At that point, we could enter what might be a thorny ethics debate. What does it mean, ethically, that the “Worldwide Leader” is now providing you the sport, offering exclusive coverage, exclusive access, hours of people shouting their hot takes and segments devoted explicitly the over/under, who’s playing, who’s hurt and more insider access if you subscribe and partake?
There’s another debate to be had about regulation, control and support, and defense against exploitation, which is all too often implicit in the cautionary tales about gambling woes.

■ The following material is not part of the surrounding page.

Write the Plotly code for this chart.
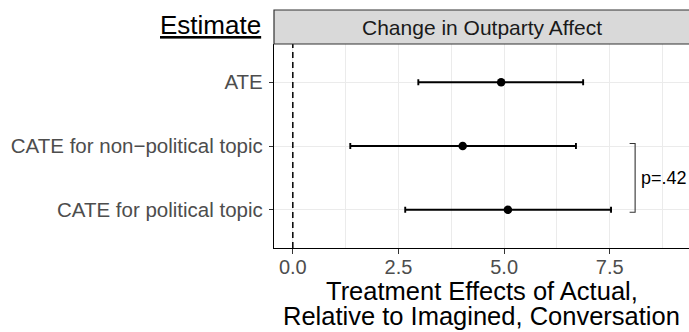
import plotly.graph_objects as go

# ---- data ----
estimates = ["ATE", "CATE for non\u2212political topic", "CATE for political topic"]
est_pos = [3, 2, 1]
point = [4.93, 4.02, 5.09]
ci_lo = [2.97, 1.36, 2.66]
ci_hi = [6.87, 6.70, 7.53]
x_ticks = [0.0, 2.5, 5.0, 7.5]
x_tick_text = ["0.0", "2.5", "5.0", "7.5"]
x_minor = [1.25, 3.75, 6.25, 8.75]
facet_label = "Change in Outparty Affect"
p_label = "p=.42"
bracket_x = 8.1

W, H = 689, 332
ML, MR, MT, MB = 273.5, 0, 44, 84
PH = H - MT - MB
PW = W - ML - MR
def py(Y):  # window pixel y -> paper y
    return (H - MB - Y) / PH
def px(X):
    return (X - ML) / PW

FONT = "Liberation Sans, Arial, Helvetica, sans-serif"

fig = go.Figure()
fig.add_trace(go.Scatter(
    x=point, y=est_pos, mode="markers",
    marker=dict(color="black", size=8.5),
    error_x=dict(type="data", symmetric=False,
                 array=[h - p for h, p in zip(ci_hi, point)],
                 arrayminus=[p - l for p, l in zip(point, ci_lo)],
                 color="black", thickness=1.9, width=3),
    showlegend=False, hoverinfo="skip"))

shapes = [
    # zero line
    dict(type="line", xref="x", yref="paper", x0=0, x1=0, y0=0, y1=1,
         line=dict(color="black", width=1.5, dash="6px,4px")),
    # strip
    dict(type="rect", xref="paper", yref="paper", x0=0, x1=1.01, y0=1, y1=py(10),
         fillcolor="#D9D9D9", line=dict(color="#333333", width=1.2)),
]
# bracket between the two CATE rows
yt, yb = est_pos[1] + 0.04, est_pos[2] - 0.04
shapes.append(dict(type="path", xref="x", yref="y",
                   path=f"M {bracket_x-0.13},{yt} L {bracket_x},{yt} L {bracket_x},{yb} L {bracket_x-0.13},{yb}",
                   line=dict(color="#333333", width=1.1)))

annotations = [
    dict(text=facet_label, xref="paper", yref="paper", x=0.5, y=py(27),
         showarrow=False, font=dict(family=FONT, size=21, color="#1A1A1A"),
         xanchor="center", yanchor="middle"),
    dict(text="<u>Estimate</u>", xref="paper", yref="paper", x=px(262), y=py(25),
         showarrow=False, font=dict(family=FONT, size=26, color="black"),
         xanchor="right", yanchor="middle"),
    dict(text="Treatment Effects of Actual,", xref="paper", yref="paper", x=0.5, y=py(291),
         showarrow=False, font=dict(family=FONT, size=25.5, color="black"),
         xanchor="center", yanchor="middle"),
    dict(text="Relative to Imagined, Conversation", xref="paper", yref="paper", x=0.5, y=py(316),
         showarrow=False, font=dict(family=FONT, size=25.5, color="black"),
         xanchor="center", yanchor="middle"),
    dict(text=p_label, xref="x", yref="y", x=bracket_x + 0.1, y=(yt + yb) / 2,
         showarrow=False, font=dict(family=FONT, size=18, color="black"),
         xanchor="left", yanchor="middle"),
]

fig.update_layout(
    width=W, height=H,
    margin=dict(l=ML, r=MR, t=MT, b=MB, pad=0),
    paper_bgcolor="white", plot_bgcolor="white",
    font=dict(family=FONT),
    shapes=shapes, annotations=annotations,
    xaxis=dict(range=[-0.445, 9.375], tickmode="array", tickvals=x_ticks, ticktext=x_tick_text,
               showgrid=True, gridcolor="#EBEBEB", gridwidth=1.2,
               minor=dict(tickmode="array", tickvals=x_minor, showgrid=True,
                          gridcolor="#EBEBEB", gridwidth=0.6, ticks=""),
               ticks="outside", ticklen=5, tickcolor="#333333", tickwidth=1,
               ticklabelstandoff=-4,
               tickfont=dict(size=20, color="#4D4D4D"),
               showline=True, linecolor="black", linewidth=1.2, zeroline=False),
    yaxis=dict(range=[0.4, 3.6], tickmode="array", tickvals=est_pos, ticktext=estimates,
               showgrid=True, gridcolor="#EBEBEB", gridwidth=1.2,
               ticks="outside", ticklen=4, tickcolor="#333333", tickwidth=1,
               ticklabelstandoff=2,
               tickfont=dict(size=20.5, color="#4D4D4D"),
               showline=True, linecolor="black", linewidth=1.2, zeroline=False),
)

# remove the browser's default 8px page margin so the figure fills the window
fig.write_html("out.html", config={"displayModeBar": False},
               post_script="document.body.style.margin='0';document.body.style.overflow='hidden';")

In the immediate and practical sense -- whether it’s some obscure sport you’ve found on the web, a more traditional format of gambling, a casino, an app -- there are real, and growing, consequences. As The Athletic noted, as they followed Jordan Holt’s story:
A spokesperson for Gamblers Anonymous said that since 2020, men like Holt are increasingly common at their meetings. Before 2020, a person in their 40s attending a meeting would be the youngest in the room. Now, it’s the most common age range, a direct result of sports gambling. Experts say gambling problems develop over years, which is why Gamblers Anonymous is bracing for a surge from the scores of people who have started betting on sports in recent years.
The pathology is traditionally thought to take years to develop, but is that accelerating with online ease and volume? And if it’s starting earlier, it’s an easy bet to say it will last longer. The parlay of being more personally, financially, emotionally and relationally damaging could be easy action, too. It’s a huge personal gamble.